My inquiries into what one would do with such a sum ("Are you back on the stuff?") brought a quick end to the conversation and left me with only my imagination to fill in the luxurious possibilities.
Now, I seen - tavern vernacular is gradually usurping proper speech, for which I find very little need - I seen in the paper where you can survive on $30,000 per annum, but just barely. The gist was that it might sound like a lot of loot, but scraping by on 30 per means you're nouveau pauvre. And it was even convincing.
But, then, I believe some of the headlines on the Weekly World News, too. "Woman in Toronto Canada Lives It Up On Less Than $10,000! For The Whole Year!!! 'It'd take three of me to make one poor person!' she brags."
Oh, long ago I had the dream of earning enough to register as a fem pov stat. But I knew I'd never make the grade the day the charity lady told me I was too poor to qualify for subsidized housing in the home for washed-up performers. Did I take a vow of poverty?I know the decades of chastity wasn't my idea. I must find my baptismal certificate and read the fine print. Maybe the priest signed me up as a nun and no one ever told me.
The other day I was stuffing pennies into paper tubes I had to buy at the aptly named Dollar Store, thinking, "This should really be depressing me, shouldn't it?" But the worst I could come up with was, "Ha, I bet ole Jim Carrey I seen at the bar last night (televised), I bet he doesn't count copper." Maybe silver and gold. Big deal. I hear rich people are very unhappy and have to take interior decorators on holidays with them because they have no friends.
I must say I have always been somewhat in the lead of the advanced guard (as they call it in France). Thinking Americans and "post-consumerist" Europeans are paying (so ironic I'll skip it) to learn how to attain what I haven't got. They're eschewing, forgoing and getting in touch with nature. Which is very good, but converts never know when to stop. It's easy to buy nothing when you have no money, and to scorn plastic and Styrofoam if you're not a zombie. But the guilt of reformed shoppers drives them into a frenzy of volunteer work that experienced poor people rarely feel the need to perform. Then the post-consumers negate all their green efforts by breeding children who eat Big Macs in cars with engines running to spite their parents.

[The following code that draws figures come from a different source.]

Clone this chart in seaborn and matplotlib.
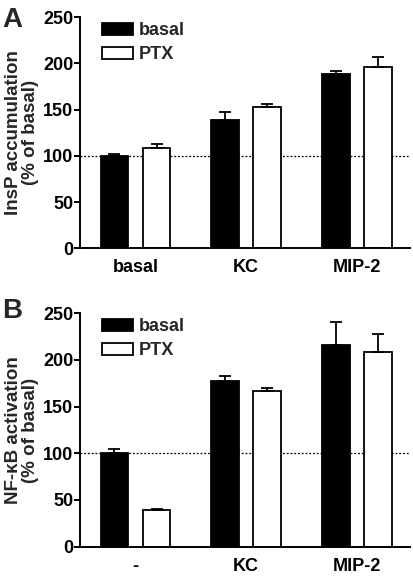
import numpy as np
import pandas as pd
import matplotlib
matplotlib.use("Agg")
import matplotlib.pyplot as plt
import seaborn as sns

sns.set_theme(style="ticks")
plt.rcParams['font.family'] = ['Liberation Sans', 'DejaVu Sans']
plt.rcParams['font.weight'] = 'bold'

# data
groups = ["basal", "PTX"]

cats_a = ["basal", "KC", "MIP-2"]
insp_basal = [100, 139, 189]
insp_ptx = [109, 153, 196]
insp_basal_sem = [1.5, 8.5, 2.7]
insp_ptx_sem = [4.0, 3.5, 11.5]

cats_b = ["-", "KC", "MIP-2"]
nfkb_basal = [100, 178, 216]
nfkb_ptx = [39, 167, 209]
nfkb_basal_sem = [5.0, 5.0, 25.0]
nfkb_ptx_sem = [1.2, 3.0, 18.5]


def make_df(cats, v1, v2):
    return pd.DataFrame({
        "cat": cats * 2,
        "grp": [groups[0]] * len(cats) + [groups[1]] * len(cats),
        "val": list(v1) + list(v2),
    })


def draw(ax, cats, v1, v2, e1, e2, ylabel, letter_y, letter):
    df = make_df(cats, v1, v2)
    sns.barplot(data=df, x="cat", y="val", hue="grp", order=cats,
                hue_order=groups, palette=["black", "white"],
                edgecolor="black", linewidth=1.3, width=0.76, gap=0.34,
                errorbar=None, ax=ax)
    # upward-only error bars
    for cont, errs in zip(ax.containers, [e1, e2]):
        for bar, e in zip(cont, errs):
            xc = bar.get_x() + bar.get_width() / 2
            h = bar.get_height()
            ax.errorbar(xc, h, yerr=[[0], [e]], fmt="none", ecolor="black",
                        elinewidth=1.3, capsize=4, capthick=1.3, zorder=1)
    ax.axhline(100, color="black", linestyle=(0, (1.5, 1.5)), linewidth=0.9, zorder=0)
    ax.set_xlim(-0.5, 2.48)
    ax.set_ylim(0, 250)
    ax.set_yticks([0, 50, 100, 150, 200, 250])
    ax.set_xlabel("")
    ax.set_ylabel(ylabel, fontsize=13.5, fontweight="bold", labelpad=3, linespacing=1.0)
    sns.despine(ax=ax)
    for s in ["left", "bottom"]:
        ax.spines[s].set_linewidth(1.4)
        ax.spines[s].set_color("black")
    ax.tick_params(axis="y", length=4, width=1.4, pad=1, labelsize=13, colors="black")
    ax.tick_params(axis="x", length=0, pad=8, labelsize=13, colors="black")
    for t in ax.get_xticklabels() + ax.get_yticklabels():
        t.set_fontweight("bold")
    leg = ax.legend(loc="upper left", bbox_to_anchor=(0.045, 1.01), frameon=False,
                    fontsize=13, handlelength=1.7, handleheight=0.7,
                    handletextpad=0.35, labelspacing=0.4, borderaxespad=0)
    for t in leg.get_texts():
        t.set_fontweight("bold")
    for h in leg.legend_handles:
        h.set_linewidth(1.3)
    ax.figure.text(0.005, letter_y, letter, fontsize=20, fontweight="bold",
                   va="top", ha="left")


fig = plt.figure(figsize=(4.13, 5.76), dpi=100)
ax1 = fig.add_axes([0.194, 0.569, 0.799, 0.401])
ax2 = fig.add_axes([0.194, 0.051, 0.799, 0.405])

draw(ax1, cats_a, insp_basal, insp_ptx, insp_basal_sem, insp_ptx_sem,
     "InsP accumulation\n(% of basal)", 0.988, "A")
draw(ax2, cats_b, nfkb_basal, nfkb_ptx, nfkb_basal_sem, nfkb_ptx_sem,
     "NF-\u03baB activation\n(% of basal)", 0.482, "B")

fig.savefig("out.png", dpi=100)
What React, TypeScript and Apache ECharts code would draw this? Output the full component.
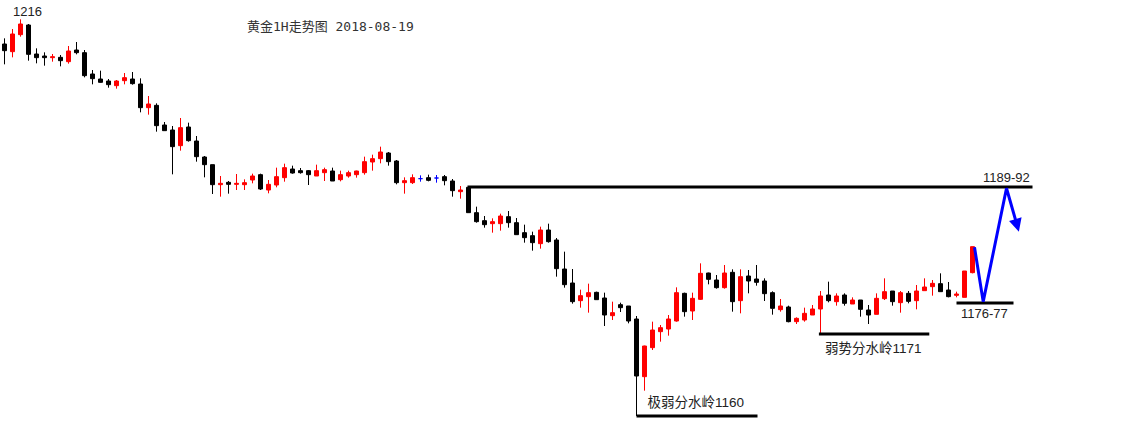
import React, { useEffect, useRef } from "react";
import * as echarts from "echarts";

// Gold 1H bars, each row: [open, close, low, high]
const ohlc: number[][] = [
  [1212.4, 1211.4, 1209.35, 1213.25],
  [1211.25, 1213.9, 1210.4, 1214.65],
  [1213.8, 1215.4, 1213.5, 1216.1],
  [1215.25, 1210.85, 1209.9, 1215.4],
  [1210.9, 1210.35, 1209.5, 1211.75],
  [1210.6, 1210.35, 1209.15, 1211.15],
  [1210.35, 1210.5, 1209.75, 1210.9],
  [1210.4, 1209.9, 1209.05, 1210.75],
  [1209.75, 1211.35, 1209.45, 1212.1],
  [1211.5, 1211.1, 1210.85, 1212.7],
  [1211.1, 1207.65, 1207.4, 1211.5],
  [1207.9, 1207.2, 1206.35, 1208.5],
  [1207.15, 1206.65, 1206.6, 1208.4],
  [1206.85, 1206.3, 1205.85, 1207.15],
  [1206.15, 1206.85, 1205.7, 1207],
  [1206.9, 1207.35, 1206.35, 1208.05],
  [1207.15, 1206.45, 1206.3, 1208.2],
  [1206.4, 1202.85, 1202.15, 1207.25],
  [1202.85, 1203.4, 1201.8, 1204.6],
  [1203.2, 1200.15, 1199.25, 1203.5],
  [1200.25, 1199.4, 1199.4, 1200.7],
  [1199.5, 1197, 1192.85, 1200.1],
  [1197.15, 1199.85, 1196.4, 1201.3],
  [1199.95, 1197.9, 1197.75, 1200.6],
  [1197.85, 1195.5, 1194.75, 1198.6],
  [1195.45, 1194.3, 1192.4, 1195.6],
  [1194.3, 1191.3, 1189.9, 1194.3],
  [1191.3, 1191.5, 1189.5, 1192.6],
  [1191.65, 1191.35, 1189.95, 1191.85],
  [1191.35, 1191.5, 1190.5, 1192.9],
  [1191.3, 1191.6, 1190.5, 1192.1],
  [1192, 1192.6, 1191.5, 1192.95],
  [1192.8, 1190.65, 1190.5, 1192.95],
  [1190.5, 1191.35, 1190, 1192],
  [1191.25, 1192.5, 1190.9, 1193.85],
  [1192.35, 1193.85, 1191.75, 1194.45],
  [1193.65, 1193.05, 1192.95, 1194.15],
  [1193.4, 1193.1, 1192.95, 1193.8],
  [1193.4, 1192.8, 1191.25, 1193.5],
  [1192.6, 1193.4, 1192.6, 1194.3],
  [1193.1, 1193.55, 1191.85, 1193.85],
  [1193.35, 1191.85, 1191.85, 1193.85],
  [1192.05, 1192.8, 1191.8, 1193.4],
  [1192.6, 1193.1, 1192.35, 1193.4],
  [1192.8, 1193.35, 1192.35, 1193.4],
  [1193.1, 1194.75, 1192.8, 1195.5],
  [1194.7, 1195.2, 1193.4, 1195.8],
  [1195.2, 1196.2, 1194.5, 1197],
  [1196.05, 1194.75, 1194.15, 1196.2],
  [1194.85, 1191.6, 1191.35, 1195],
  [1191.6, 1191.9, 1189.95, 1192.4],
  [1191.6, 1192.35, 1191.4, 1192.85],
  [1192.2, 1192.2, 1191.75, 1192.7],
  [1192.35, 1191.95, 1191.8, 1192.8],
  [1192.3, 1192.3, 1191.6, 1192.75],
  [1192.5, 1191.9, 1191.2, 1192.75],
  [1191.85, 1190.4, 1189.5, 1192.15],
  [1190.25, 1190.5, 1189.2, 1191.1],
  [1190.9, 1187.1, 1187.1, 1191],
  [1187.1, 1185.75, 1185.6, 1188],
  [1185.9, 1185.3, 1184.85, 1186.6],
  [1185.45, 1185.75, 1184.1, 1186.25],
  [1185.45, 1186.6, 1184.4, 1186.95],
  [1186.5, 1185.6, 1184.85, 1187.35],
  [1185.6, 1183.8, 1183.8, 1186.3],
  [1184.1, 1183.35, 1182.6, 1185.3],
  [1183.65, 1182.6, 1181.4, 1184.25],
  [1182.45, 1184.5, 1181.7, 1185],
  [1184.5, 1182.75, 1182.6, 1185.45],
  [1183, 1178.7, 1177.5, 1183.3],
  [1178.65, 1176.3, 1175.85, 1181.25],
  [1176.55, 1173.75, 1173.45, 1178.65],
  [1173.9, 1174.65, 1172.85, 1175.55],
  [1174.5, 1175.1, 1172.1, 1176.45],
  [1175.15, 1174.05, 1174.05, 1175.25],
  [1174.3, 1171.75, 1170.1, 1175.1],
  [1171.65, 1172.1, 1171, 1173.75],
  [1173.3, 1172.85, 1172.2, 1173.6],
  [1173.1, 1170.85, 1170.5, 1173.1],
  [1171.15, 1162.6, 1162.45, 1171.6],
  [1162.5, 1167.1, 1160.4, 1167.15],
  [1166.85, 1169.5, 1166.5, 1170.75],
  [1169.25, 1169.85, 1167.75, 1170.25],
  [1169.65, 1171.15, 1168.65, 1171.75],
  [1170.85, 1175.1, 1170.75, 1175.9],
  [1175, 1172.25, 1171.5, 1175.1],
  [1172.35, 1174.25, 1171, 1175.1],
  [1174.1, 1178, 1174, 1179.5],
  [1178.05, 1177.1, 1176.35, 1178.1],
  [1177, 1175.85, 1175.7, 1177.75],
  [1175.85, 1178.05, 1175.7, 1179.25],
  [1178.15, 1173.75, 1172.25, 1178.6],
  [1173.9, 1177.5, 1172, 1178.6],
  [1177.6, 1176.85, 1175, 1178.5],
  [1177.15, 1176.65, 1176.15, 1179.25],
  [1176.85, 1174.95, 1173.85, 1177.25],
  [1175.1, 1172.75, 1171.8, 1175.3],
  [1172.55, 1173.1, 1172.25, 1174.15],
  [1172.95, 1170.75, 1170.65, 1173.15],
  [1170.75, 1171.25, 1170.4, 1171.4],
  [1171, 1172, 1170.75, 1172.85],
  [1171.75, 1172.65, 1171.75, 1173.25],
  [1172.65, 1174.6, 1169.05, 1175.35],
  [1174.75, 1173.9, 1173.65, 1176.75],
  [1173.75, 1174.6, 1173.15, 1175],
  [1174.75, 1173.5, 1173.15, 1175],
  [1173.4, 1174, 1173.4, 1174.4],
  [1174, 1172.6, 1171.5, 1174],
  [1172.5, 1171.75, 1170.4, 1173.25],
  [1171.85, 1174.25, 1171.85, 1175],
  [1174.2, 1175.25, 1174, 1177.25],
  [1175.35, 1173.75, 1173.15, 1175.35],
  [1173.6, 1175.1, 1172.1, 1175.35],
  [1175, 1173.8, 1173.5, 1175.35],
  [1173.9, 1175.35, 1172.6, 1176.25],
  [1175.4, 1175.95, 1175.4, 1177.25],
  [1176, 1176.5, 1174.65, 1177],
  [1176.45, 1175.25, 1175.25, 1178],
  [1175.5, 1174.5, 1174.4, 1176.7],
  [1174.7, 1174.9, 1174.4, 1175.25],
  [1174.4, 1178.35, 1174.4, 1178.35],
  [1178.1, 1182, 1178, 1182],
];

// Bar slots along the time axis (bars + empty room for the projection)
const slotCount = 140;
const categories = Array.from({ length: slotCount }, (_, i) => `K${i + 1}`);

// Texts
const titleText = "黄金1H走势图 2018-08-19";
const highLabel = "1216";
const resistanceLabel = "1189-92";
const supportLabel = "1176-77";
const weakLabel = "弱势分水岭1171";
const extremeLabel = "极弱分水岭1160";

// Annotation lines: [bar index, price]
const resistanceLine = [[57.875, 1190.95], [128.5, 1190.95]];
const supportLine = [[119, 1173.55], [126.125, 1173.55]];
const weakLine = [[101.8, 1168.9], [115.6, 1168.9]];
const extremeDrop = [[79, 1162.6], [79, 1156.6]];
const extremeLine = [[79, 1156.6], [94.125, 1156.6]];
// Projected path (blue arrow)
const projection = [[121.25, 1181.9], [122.34, 1173.75], [125.25, 1190.76], [126.575, 1185.19]];

const RED = "#ff0000";
const BLACK = "#000000";
const BLUE = "#0000ff";
const TEXT = "#222222";
const LATIN = '"Liberation Sans", "Noto Sans CJK SC", sans-serif';

function hLine(data: number[][], width: number, color: string) {
  return {
    type: "line",
    xAxisIndex: 1,
    yAxisIndex: 0,
    data,
    symbol: "none",
    silent: true,
    lineStyle: { color, width, cap: "butt", join: "miter" },
    z: 3,
  };
}

export default function App() {
  const ref = useRef<HTMLDivElement>(null);

  useEffect(() => {
    if (!ref.current) return;
    const chart = echarts.init(ref.current, undefined, { renderer: "svg" });

    const candleData = ohlc.map((r) =>
      r[0] === r[1]
        ? {
            value: r,
            itemStyle: { color: BLUE, color0: BLUE, borderColor: BLUE, borderColor0: BLUE },
          }
        : r
    );

    const projData = projection.map((p, i) =>
      i === projection.length - 1
        ? { value: p, symbol: "triangle", symbolSize: [13, 13], symbolRotate: 196, itemStyle: { color: BLUE } }
        : { value: p, symbol: "none" }
    );

    const textStyleBase = { fill: TEXT, verticalAlign: "middle", align: "left" };

    chart.setOption({
      animation: false,
      backgroundColor: "#ffffff",
      title: {
        text: titleText,
        left: 247,
        top: 20,
        padding: 0,
        textStyle: {
          fontSize: 13,
          fontWeight: "normal",
          color: "#333333",
          fontFamily: '"DejaVu Sans Mono", "Noto Sans CJK SC", monospace',
        },
      },
      grid: { left: 0.5, top: 0, width: 1120, height: 424, containLabel: false },
      xAxis: [
        { type: "category", data: categories, show: false, boundaryGap: true },
        { type: "value", min: -0.5, max: slotCount - 0.5, show: false },
      ],
      yAxis: { type: "value", min: 1155.4, max: 1219, show: false, scale: true },
      series: [
        {
          type: "candlestick",
          xAxisIndex: 0,
          yAxisIndex: 0,
          data: candleData,
          barWidth: 4,
          silent: true,
          itemStyle: {
            color: RED,
            color0: BLACK,
            borderColor: RED,
            borderColor0: BLACK,
            borderColorDoji: BLUE,
            borderWidth: 1,
          },
          z: 2,
        },
        hLine(resistanceLine, 3, BLACK),
        hLine(supportLine, 3, BLACK),
        hLine(weakLine, 3, BLACK),
        hLine(extremeDrop, 1, BLACK),
        hLine(extremeLine, 3, BLACK),
        {
          type: "line",
          xAxisIndex: 1,
          yAxisIndex: 0,
          data: projData,
          symbol: "none",
          showSymbol: true,
          showAllSymbol: true,
          silent: true,
          lineStyle: { color: BLUE, width: 3, join: "miter", cap: "butt" },
          itemStyle: { color: BLUE },
          z: 4,
        },
      ],
      graphic: [
        {
          type: "text",
          x: 13,
          y: 11,
          style: { ...textStyleBase, text: highLabel, fontSize: 13, fontFamily: LATIN },
        },
        {
          type: "text",
          x: 983,
          y: 177,
          style: { ...textStyleBase, text: resistanceLabel, fontSize: 13, fontFamily: LATIN },
        },
        {
          type: "text",
          x: 961,
          y: 313.5,
          style: { ...textStyleBase, text: supportLabel, fontSize: 13, fontFamily: LATIN },
        },
        {
          type: "text",
          x: 825,
          y: 348,
          style: { ...textStyleBase, text: weakLabel, fontSize: 13.5, fontFamily: LATIN },
        },
        {
          type: "text",
          x: 647.5,
          y: 402.5,
          style: { ...textStyleBase, text: extremeLabel, fontSize: 13.5, fontFamily: LATIN },
        },
      ],
    });

    return () => chart.dispose();
  }, []);

  return (
    <div
      ref={ref}
      style={{ position: "fixed", left: 0, top: 0, width: 1125, height: 424, background: "#fff" }}
    />
  );
}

The American Revolution, according to PBS, was in reaction to the excesses of England, where decadent sloths spent half the day dressing for seven-hour suppers. Sounds like my kind of life. I can ace the dressing part, but my dinner calendar is notably blank.
The longest I can linger over one of my Tasty Meals for One Canadian Dollar or Less is about 20 minutes. At that rate, a seven-hour feed would run $21, sans vin. Twice as much if I have a guest. The challenge of locating a sartorial equal is daunting, if not insurmountable. I guess I could take an extra half-day to outfit somebody. But shouldn't a full-shift dinner party involve a whole crowd of splendid invitees?
If I only had the $20,000 I require to be poor - minus taxes, even - I could spend it all on one fabulous feast. Maybe if I worked something out with the New Frugalists. While they're discovering the joy of wearing used pants and knitting their own dish cloths, I can relieve them of their cash burdens. They can revel in the castoffs I've had to wear my whole life, while I go out and find that shoemaker girl, Sara, whose number disappeared when a do-gooder swept my floor. Brand new handmade sterling-trimmed shoes, and piles of fancy employment for underappreciated seamstresses. I'll take two days to dress, and dinner will go on for a week. Oh, the things I could do if I were really poor!